Edit: added test_7 and test_8 benchmarks for completeness
Edit 2: test_7 has a typo I think. dim should read N in the ntuple lines. Benchmark for the corrected version.
Edit 3: reverted edit2 (not a typo!)

@benchmark test_7(Val{2})
#[...]
  memory estimate:  312.70 kb
  allocs estimate:  20003
  mean time:        1.586 ms (1.36% GC)
#[...]
@benchmark test_8((0,0))
#[...]
  memory estimate:  0.00 bytes
  allocs estimate:  0
  mean time:        1.801 ms (0.00% GC)
#[...]

#12

Well I suppose if you’re looking for zero allocations then test_8 does win there :smile:, pity about the slight slowdown though. For me the timings are slightly closer between the two:

mean time:        1.266 ms (0.00% GC) # test_8
mean time:        1.043 ms (0.00% GC) # test4

perhaps due to Julia version differences/hardware.

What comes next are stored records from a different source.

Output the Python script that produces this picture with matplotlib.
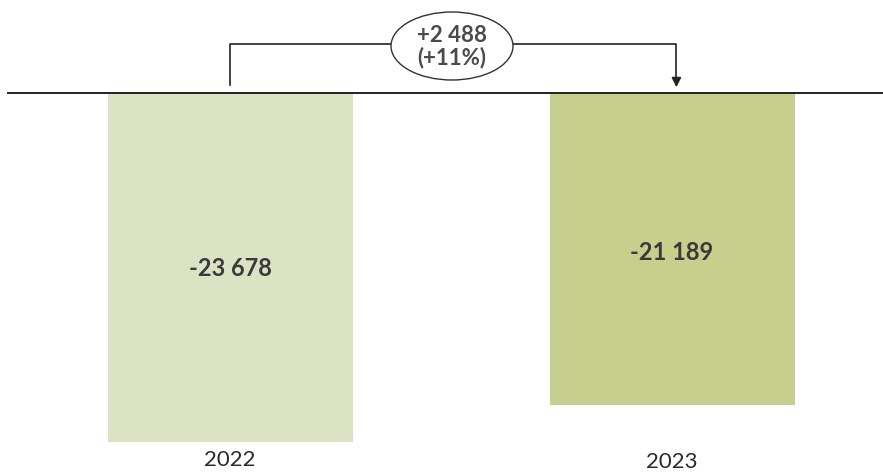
import matplotlib
matplotlib.use("Agg")
import matplotlib.pyplot as plt
from matplotlib.patches import Ellipse

categories = ["2022", "2023"]
values = [-23678, -21189]
value_labels = ["-23 678", "-21 189"]
change_label = "+2 488\n(+11%)"
bar_colors = ["#dce3c4", "#c7cf8d"]

W, H = 883, 473
fig = plt.figure(figsize=(W / 100, H / 100), dpi=100)
ax = fig.add_axes([0, 0, 1, 1])
ax.set_axis_off()

# scale: 1 px = 67.84 units vertically, 442 px per category horizontally
upp = 67.84
ax.set_xlim(-230 / 442, (W - 230) / 442)
ax.set_ylim(-(H - 93) * upp, 93 * upp)

x = list(range(len(categories)))
ax.bar(x, values, width=245 / 442, color=bar_colors, zorder=1)

# baseline
ax.plot([(8 - 230) / 442, (W - 230) / 442], [0, 0], color="#222222", lw=1.4, zorder=3)

fam = ["Lato", "DejaVu Sans"]
label_y = [-175 * upp, -159 * upp]
for xi, lab, ly in zip(x, value_labels, label_y):
    ax.text(xi, ly, lab, ha="center", va="center", fontsize=17, fontweight="bold",
            color="#3a3a3a", family=fam)

year_y = [-367 * upp, -369 * upp]
for xi, cat, yy in zip(x, categories, year_y):
    ax.text(xi, yy, cat, ha="center", va="center", fontsize=16, color="#2a2a2a", family=fam)

# bracket with change label
by = 49 * upp
ex = (452 - 230) / 442
ew = 122 / 442
ax.plot([x[0], x[0], ex - ew / 2], [8 * upp, by, by], color="#222222", lw=1.2, zorder=3)
ax.plot([ex + ew / 2, x[1] + 0.01, x[1] + 0.01], [by, by, 12 * upp], color="#222222", lw=1.2, zorder=3)
ax.annotate("", xy=(x[1] + 0.01, 3 * upp), xytext=(x[1] + 0.01, 14 * upp),
            arrowprops=dict(arrowstyle="-|>", color="#222222", lw=1.2, mutation_scale=14),
            zorder=3)
ax.add_patch(Ellipse((ex, 47 * upp), ew, 68 * upp, facecolor="white",
                     edgecolor="#333333", lw=1.0, zorder=4))
ax.text(ex, 46 * upp, change_label, ha="center", va="center", fontsize=16,
        fontweight="bold", color="#4a4a4a", family=fam, linespacing=1.05, zorder=5)

fig.savefig("out.png", dpi=100)
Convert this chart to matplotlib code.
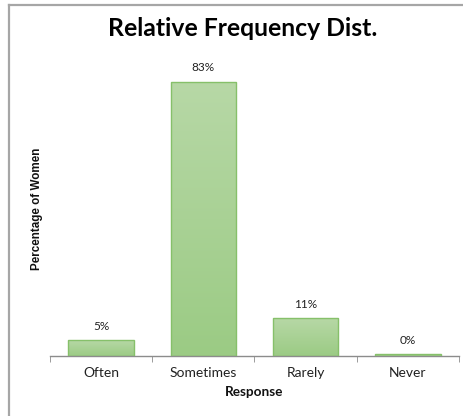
import matplotlib
matplotlib.use("Agg")
import matplotlib.pyplot as plt
from matplotlib.lines import Line2D
from matplotlib.colors import LinearSegmentedColormap
import numpy as np

categories = ["Often", "Sometimes", "Rarely", "Never"]
percentages = [4.7, 83.0, 11.4, 0.4]

title = "Relative Frequency Dist."
x_label = "Response"
y_label = "Percentage of Women"

W, H = 464, 416
fig = plt.figure(figsize=(W / 100, H / 100), dpi=100)
fig.patch.set_facecolor("white")

# chart frame (top and left edges visible)
fig.add_artist(Line2D([9.5 / W, 9.5 / W], [0, 1 - 4.5 / H], transform=fig.transFigure,
                      color="#a6a6a6", lw=1.6))
fig.add_artist(Line2D([9.5 / W, 1], [1 - 4.5 / H, 1 - 4.5 / H], transform=fig.transFigure,
                      color="#a6a6a6", lw=1.6))

left, right = 50 / W, 459 / W
bottom, top = 1 - 355.5 / H, 1 - 58.5 / H
ax = fig.add_axes([left, bottom, right - left, top - bottom])

x = np.arange(len(categories))
bars = ax.bar(x, percentages, width=0.64, color="none", edgecolor="#86c06a", linewidth=1.0, zorder=3)

# vertical gradient fill inside each bar
grad = np.linspace(0, 1, 256).reshape(-1, 1)
cmap = LinearSegmentedColormap.from_list("g", ["#9bcb84", "#b7d8a6"])
for b in bars:
    x0, y0 = b.get_x(), b.get_y()
    w, h = b.get_width(), b.get_height()
    im = ax.imshow(grad, extent=[x0, x0 + w, y0, y0 + h], origin="lower", cmap=cmap,
                   aspect="auto", zorder=2)
    im.set_clip_path(b)

ax.set_xlim(-0.5, len(categories) - 0.5)
ax.set_ylim(0, 90)

font = "Lato"
for xi, v in zip(x, percentages):
    ax.annotate(f"{v:.0f}%", (xi, v), xytext=(0, 6), textcoords="offset points",
                ha="center", va="bottom", fontsize=8.5, family=font, color="#222222")

for s in ["top", "right", "left"]:
    ax.spines[s].set_visible(False)
ax.spines["bottom"].set_color("#8c8c8c")
ax.spines["bottom"].set_linewidth(1.0)
ax.set_yticks([])

ax.set_xticks(x)
ax.set_xticklabels(categories, fontsize=10, family=font, color="#222222")
ax.tick_params(axis="x", which="major", length=0, pad=8)
ax.set_xticks(np.arange(-0.5, len(categories)), minor=True)
ax.tick_params(axis="x", which="minor", length=4, color="#8c8c8c", direction="out")

fig.text(254 / W, 1 - 392 / H, x_label, ha="center", va="center", fontsize=9.8,
         fontweight="bold", family=font, color="#111111")
fig.text(37 / W, 1 - 209 / H, y_label, ha="center", va="center", rotation=90,
         fontsize=8.4, fontweight="bold", family="Liberation Sans", color="#111111")
fig.text(243 / W, 1 - 29 / H, title, ha="center", va="center", fontsize=17.8,
         fontweight="bold", family=font, color="#000000")

fig.savefig("out.png", dpi=100, facecolor="white")
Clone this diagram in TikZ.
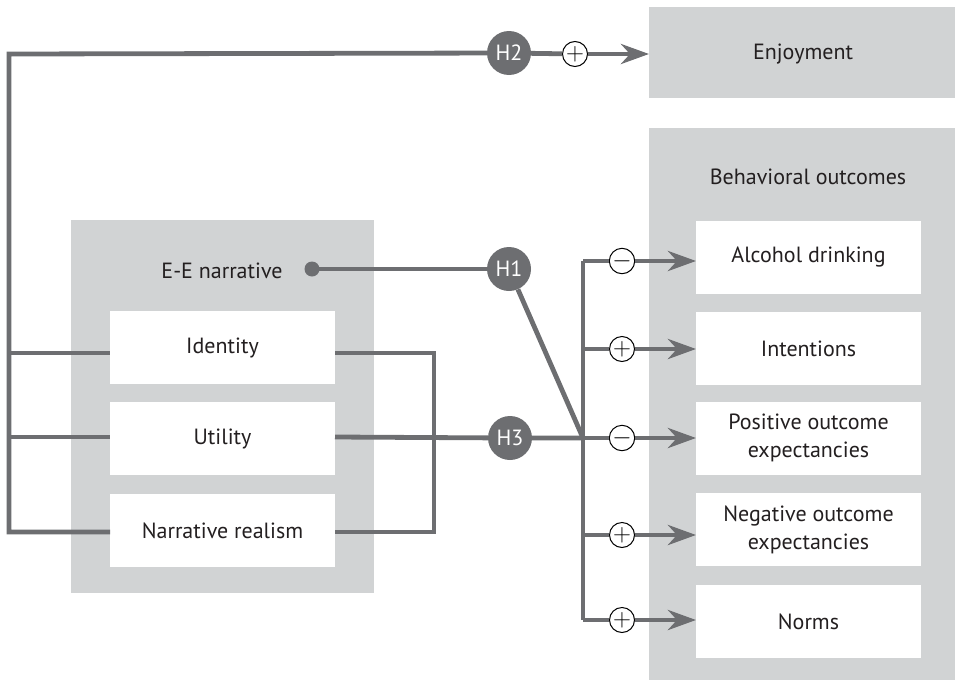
\documentclass[tikz,border=0pt]{standalone}
\usepackage{fontspec}
\setmainfont{PT Sans}
\usetikzlibrary{arrows.meta}
\definecolor{linegray}{HTML}{6D6E71}
\definecolor{boxgray}{HTML}{D1D3D4}
\definecolor{inkdark}{HTML}{231F20}
\tikzset{
  panel/.style={fill=boxgray, draw=none, inner sep=0pt, outer sep=0pt},
  itembox/.style={fill=white, draw=none, inner sep=0pt, outer sep=0pt,
    minimum width=225pt, minimum height=73pt, align=center,
    text=inkdark, font=\fontsize{22}{28}\selectfont},
  label/.style={text=inkdark, font=\fontsize{22}{28}\selectfont, inner sep=0pt},
  hyp/.style={circle, fill=linegray, draw=none, minimum size=44pt, inner sep=0pt,
    text=white, font=\fontsize{22}{22}\selectfont},
  sign/.style={circle, fill=white, draw=black, line width=1pt,
    minimum size=25pt, inner sep=0pt, font=\fontsize{25}{25}\selectfont},
  conn/.style={draw=linegray, line width=4.8pt, line join=miter},
  arr/.style={conn, -{Stealth[length=28pt, width=20pt, inset=9pt]}},
}
\begin{document}
\begin{tikzpicture}[x=1pt, y=-1pt]
\useasboundingbox (0,0) rectangle (955,680);

% grey panels
\node[panel, minimum width=306pt, minimum height=91pt] (enjoy) at (802,52.5) {};
\node[label] at (803,54) {Enjoyment};
\node[panel, minimum width=306pt, minimum height=552pt] (outcomes) at (802,404) {};
\node[label] at (808,177) {Behavioral outcomes};
\node[panel, minimum width=303pt, minimum height=373pt] (narr) at (222.5,406.5) {};
\node[label] (eelabel) at (222,271) {E-E narrative};

% narrative dimensions
\node[itembox] (identity) at (222.5,347.5) {Identity};
\node[itembox] (utility)  at (222.5,438.5) {Utility};
\node[itembox] (realism)  at (222.5,530.5) {Narrative realism};

% outcome boxes
\node[itembox] (alcohol)  at (808.5,257)   {Alcohol drinking};
\node[itembox] (intent)   at (808.5,348.5) {Intentions};
\node[itembox] (posexp)   at (808.5,438)   {Positive outcome\\expectancies};
\node[itembox] (negexp)   at (808.5,529.5) {Negative outcome\\expectancies};
\node[itembox] (norms)    at (808.5,621.5) {Norms};

% hypothesis markers
\node[hyp] (h1) at (509,269) {H1};
\node[hyp] (h2) at (509,53)  {H2};
\node[hyp] (h3) at (510,438) {H3};

% connection points
\coordinate (corner) at (9,54);
\coordinate (idL) at (110,353);
\coordinate (utL) at (110,437);
\coordinate (reL) at (110,532);
\coordinate (idR) at (335,353);
\coordinate (utR) at (335,437);
\coordinate (reR) at (335,532);
\coordinate (loopX) at (434,353);
\coordinate (jn) at (583,438);
\coordinate (jtop) at (583,261);
\coordinate (jbot) at (583,620);
\coordinate (j2) at (583,349);
\coordinate (j4) at (583,535);
\coordinate (dot) at (312,269);

% left bracket feeding H2
\draw[conn] (h2) -- (corner) |- (reL);
\draw[conn] (corner |- idL) -- (idL);
\draw[conn] (corner |- utL) -- (utL);

% right loop joining identity and realism
\draw[conn] (idR) -- (loopX) |- (reR);

% utility through H3 to junction
\draw[conn] (utR) -- (h3) -- (jn);

% E-E narrative through H1
\draw[conn] (dot) -- (h1);
\fill[linegray] (dot) circle (7.5pt);
\draw[conn] (h1) -- (jn);

% junction trunk
\draw[conn, line cap=butt] (jtop) -- (jbot);

% sign markers
\node[sign] (s0) at (575,54)  {$+$};
\node[sign] (s1) at (622,261) {$-$};
\node[sign] (s2) at (622,349) {$+$};
\node[sign] (s3) at (622,438) {$-$};
\node[sign] (s4) at (622,535) {$+$};
\node[sign] (s5) at (622,620) {$+$};

% H2 to enjoyment
\draw[conn] (h2) -- (s0);
\draw[arr] (s0) -- (enjoy.west |- s0);

% branches to outcomes
\draw[conn] (jtop) -- (s1);
\draw[conn] (j2) -- (s2);
\draw[conn] (jn) -- (s3);
\draw[conn] (j4) -- (s4);
\draw[conn] (jbot) -- (s5);
\draw[arr] (s1) -- (alcohol.west |- s1);
\draw[arr] (s2) -- (intent.west |- s2);
\draw[arr] (s3) -- (posexp.west |- s3);
\draw[arr] (s4) -- (negexp.west |- s4);
\draw[arr] (s5) -- (norms.west |- s5);
\end{tikzpicture}
\end{document}
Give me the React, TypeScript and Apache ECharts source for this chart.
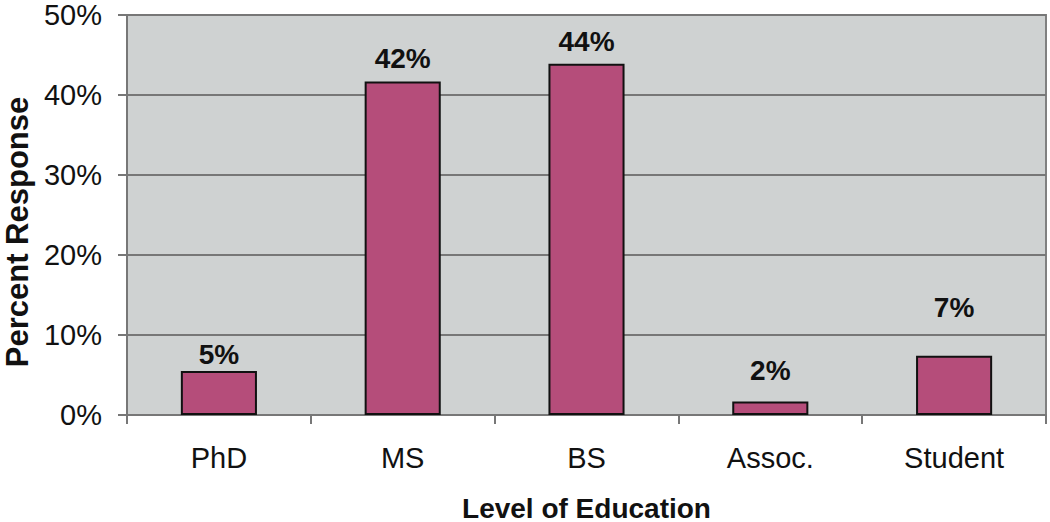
import React, { useEffect, useRef } from "react";
import * as echarts from "echarts";

const categories = ["PhD", "MS", "BS", "Assoc.", "Student"];
const values = [5.5, 41.7, 43.9, 1.7, 7.4];
const labels = ["5%", "42%", "44%", "2%", "7%"];
const labelGap = [3, 9, 8, 17, 34];
const yTicks = [0, 10, 20, 30, 40, 50];
const yTitle = "Percent Response";
const xTitle = "Level of Education";

export default function App() {
  const ref = useRef<HTMLDivElement>(null);
  useEffect(() => {
    if (!ref.current) return;
    const chart = echarts.init(ref.current, null, { renderer: "svg" });
    const font = "'Liberation Sans', Arial, sans-serif";
    chart.setOption({
      animation: false,
      grid: {
        left: 127,
        right: 4,
        top: 15,
        bottom: 107,
        show: true,
        backgroundColor: "#cfd2d2",
        borderColor: "#808080",
        borderWidth: 2,
        outerBoundsMode: "none",
        containLabel: false,
      },
      graphic: [
        {
          type: "text",
          x: 17,
          y: 232,
          rotation: Math.PI / 2,
          style: {
            text: yTitle,
            fontFamily: font,
            fontWeight: "bold",
            fontSize: 31,
            lineHeight: 30,
            fill: "#111",
            align: "center",
            verticalAlign: "middle",
          },
        },
      ],
      xAxis: {
        type: "category",
        data: categories,
        name: xTitle,
        nameLocation: "middle",
        nameGap: 80,
        nameTextStyle: {
          fontFamily: font,
          fontWeight: "bold",
          fontSize: 28,
          color: "#111",
          verticalAlign: "top",
          lineHeight: 26,
        },
        axisLine: { show: true, lineStyle: { color: "#777", width: 2 } },
        axisTick: { show: true, alignWithLabel: false, length: 9, lineStyle: { color: "#777", width: 2 } },
        axisLabel: { fontFamily: font, fontSize: 29, color: "#111", margin: 28 },
      },
      yAxis: {
        type: "value",
        min: 0,
        max: 50,
        interval: 10,
        axisLine: { show: true, lineStyle: { color: "#777", width: 2 } },
        axisTick: { show: true, length: 9, lineStyle: { color: "#777", width: 2 } },
        axisLabel: {
          fontFamily: font,
          fontSize: 29,
          lineHeight: 26,
          color: "#111",
          margin: 25,
          formatter: (v: number) => (yTicks.includes(v) ? v + "%" : ""),
        },
        splitLine: { show: true, lineStyle: { color: "#777", width: 2 } },
      },
      series: [
        {
          type: "bar",
          barWidth: "41.4%",
          data: values.map((v, i) => ({
            value: v,
            label: {
              show: true,
              position: "top",
              distance: labelGap[i],
              formatter: labels[i],
              fontFamily: font,
              fontWeight: "bold",
              fontSize: 28,
              color: "#111",
            },
          })),
          itemStyle: { color: "#b54d7a", borderColor: "#111", borderWidth: 2 },
        },
      ],
    });
    return () => chart.dispose();
  }, []);
  return <div ref={ref} style={{ width: 1050, height: 522, position: "absolute", left: 0, top: 0, background: "#fff" }} />;
}
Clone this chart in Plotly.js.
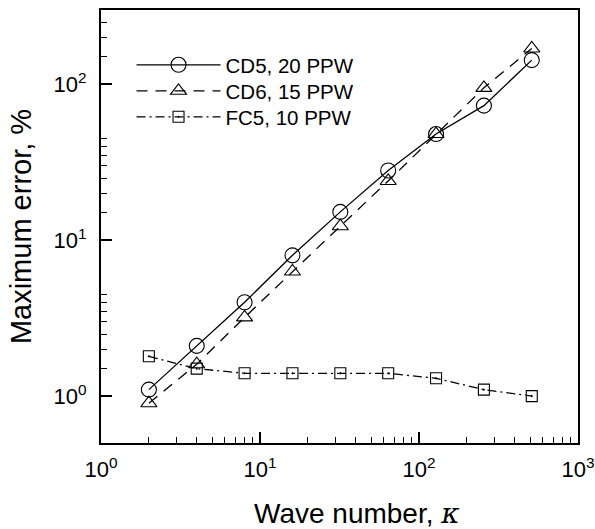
<!DOCTYPE html>
<html>
<head>
<meta charset="utf-8">
<script src="https://cdn.plot.ly/plotly-3.0.1.min.js"></script>
<style>html,body{margin:0;padding:0;background:#fff;}#chart{width:595px;height:529px;}</style>
</head>
<body>
<div id="chart"></div>
<script>
// Data
const waveNumber = [2, 4, 8, 16, 32, 64, 128, 256, 512];
const cd5Error = [1.1, 2.1, 4.0, 8.0, 15.2, 28, 48, 73, 143];
const cd6Error = [0.9, 1.6, 3.2, 6.3, 12.3, 24, 48, 95, 170];
const fc5Error = [1.8, 1.5, 1.4, 1.4, 1.4, 1.4, 1.3, 1.1, 1.0];
const seriesNames = ['CD5, 20 PPW', 'CD6, 15 PPW', 'FC5, 10 PPW'];

const xTickVals = [1, 10, 100, 1000];
const xTickText = ['10<sup>0</sup>', '10<sup>1</sup>', '10<sup>2</sup>', '10<sup>3</sup>'];
const yTickVals = [1, 10, 100];
const yTickText = ['10<sup>0</sup>', '10<sup>1</sup>', '10<sup>2</sup>'];
const xTitle = 'Wave number, <span style="font-family:DejaVu Serif;font-style:italic">κ</span>';
const yTitle = 'Maximum error, %';

function minorTicks(lo, hi) {
  const out = [];
  for (let d = lo; d < hi; d *= 10) {
    for (let k = 2; k <= 9; k++) {
      const v = d * k;
      if (v > lo && v < hi) out.push(v);
    }
  }
  return out;
}

const FONT = 'Liberation Sans, Arial, sans-serif';

const traces = [
  {
    x: waveNumber, y: cd5Error, name: seriesNames[0], mode: 'lines+markers', legend: 'legend',
    line: {color: '#000', width: 1.3, dash: 'solid'},
    marker: {symbol: 'circle-open', size: 15, color: '#000', line: {width: 1.1, color: '#000'}}
  },
  {
    x: waveNumber, y: cd6Error, name: seriesNames[1], mode: 'lines+markers', legend: 'legend2',
    line: {color: '#000', width: 1.3, dash: '11px,8px'},
    marker: {symbol: 'triangle-up-open', size: 14, color: '#000', line: {width: 1.1, color: '#000'}}
  },
  {
    x: waveNumber, y: fc5Error, name: seriesNames[2], mode: 'lines+markers', legend: 'legend3',
    line: {color: '#000', width: 1.3, dash: '9px,4px,2px,4px'},
    marker: {symbol: 'square-open-dot', size: 11, color: '#000', line: {width: 1.1, color: '#000'}}
  }
];

const axisCommon = {
  type: 'log',
  showgrid: false,
  zeroline: false,
  showline: true,
  linecolor: '#000',
  linewidth: 2,
  mirror: true,
  ticks: 'inside',
  ticklen: 11,
  tickwidth: 2,
  tickcolor: '#000',
  tickmode: 'array',
  tickfont: {family: FONT, size: 22, color: '#000'}
};

function legendAt(yPaper) {
  return {
    x: 0.064, y: yPaper, xanchor: 'left', yanchor: 'middle',
    bgcolor: 'rgba(0,0,0,0)',
    font: {family: FONT, size: 20.5, color: '#000'},
    itemwidth: 84
  };
}

const layout = {
  width: 595,
  height: 529,
  margin: {l: 101, r: 17, t: 10, b: 86},
  paper_bgcolor: '#fff',
  plot_bgcolor: '#fff',
  showlegend: true,
  legend: legendAt(0.873),
  legend2: legendAt(0.813),
  legend3: legendAt(0.753),
  xaxis: Object.assign({}, axisCommon, {
    range: [0, 3],
    tickvals: xTickVals,
    ticktext: xTickText,
    ticklabelstandoff: 6,
    minor: {tickmode: 'array', tickvals: minorTicks(1, 1000), ticks: 'inside', ticklen: 6, tickwidth: 1, tickcolor: '#000', showgrid: false}
  }),
  yaxis: Object.assign({}, axisCommon, {
    range: [Math.log10(0.5), Math.log10(300)],
    tickvals: yTickVals,
    ticktext: yTickText,
    ticklabelstandoff: 8,
    minor: {tickmode: 'array', tickvals: minorTicks(0.5, 300), ticks: 'inside', ticklen: 6, tickwidth: 1, tickcolor: '#000', showgrid: false},
    title: {text: yTitle, font: {family: FONT, size: 29, color: '#000'}, standoff: 13}
  }),
  annotations: [
    {
      text: xTitle, xref: 'paper', yref: 'paper', x: 0.537, y: -0.162,
      xanchor: 'center', yanchor: 'middle', showarrow: false,
      font: {family: FONT, size: 28, color: '#000'}
    }
  ]
};

Plotly.newPlot('chart', traces, layout, {displayModeBar: false, staticPlot: true});
</script>
</body>
</html>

Wasn’t a typo, though it does look like one at first. ntuple can take either an Int or a Val{N} where N is some integer. One is inferrable while the other one isn’t, hence the huge slow down in the edited benchmark. You can see the difference in behaviour with @code_warntype

julia> @code_warntype ntuple(x -> 1, Val{3}) # good
...

julia> @code_warntype ntuple(x -> 1, 3) # bad
...

#13

Indeed :slight_smile:
Regarding the ntuple thing, gotit! Thanks.


#14

Another non-allocating option, close to the test_8 that @mike proposed, but that uses Val{N} would be

function test_9{N}(::Type{Val{N}})
    acc = 0
    for k = 1:10_000
        t_min = ntuple(_->rand(1:5), Val{N})
        t_max = ntuple(_->rand(1:5), Val{N})
        for c in CartesianRange(CartesianIndex(t_min), CartesianIndex(t_max))
            acc += c.I[1] + c.I[2]
        end
    end
    return acc
end

#15

Hey, wow, that’s nice!

@benchmark test_9(Val{2})
  memory estimate:  0.00 bytes
  allocs estimate:  0
  mean time:        1.809 ms (0.00% GC)

Lots to ruminate here for me… I still need to understand whether this test_9 idea can actually be applied into my real-use code, where the rand becomes a more complicated thing. It would also be nice to understand why, despite making zero allocations, this is still slower than the MVector way… Thanks a lot to everyone for the great ideas, by the way!


#16

Yeah, @pabloferz’s ntuple is good too, could also use map(_ -> rand(1:5), t_min) to get pretty much the same effect as randtuple in test_8. All those approaches probably compile down to quite similar code in the end I’d suspect.

From what I can tell from the output of @profile for both calls (test_8 and test4) it seems that the MVector approach is making use of a different code path in random.jl that uses setindex! on the vector rather than “rebuilding” a completely new tuple each time with ntuple and _ntuple. Tuples are immutable, hence the difference in how the new set of random integers gets created. It seems that StaticArrays does use a tuple as the backing data behind MVector, but then does this to change elements in the tuple.

That’s just my guess from looking into the StaticArrays code though. Perhaps @andyferris will have some further insight into the differences.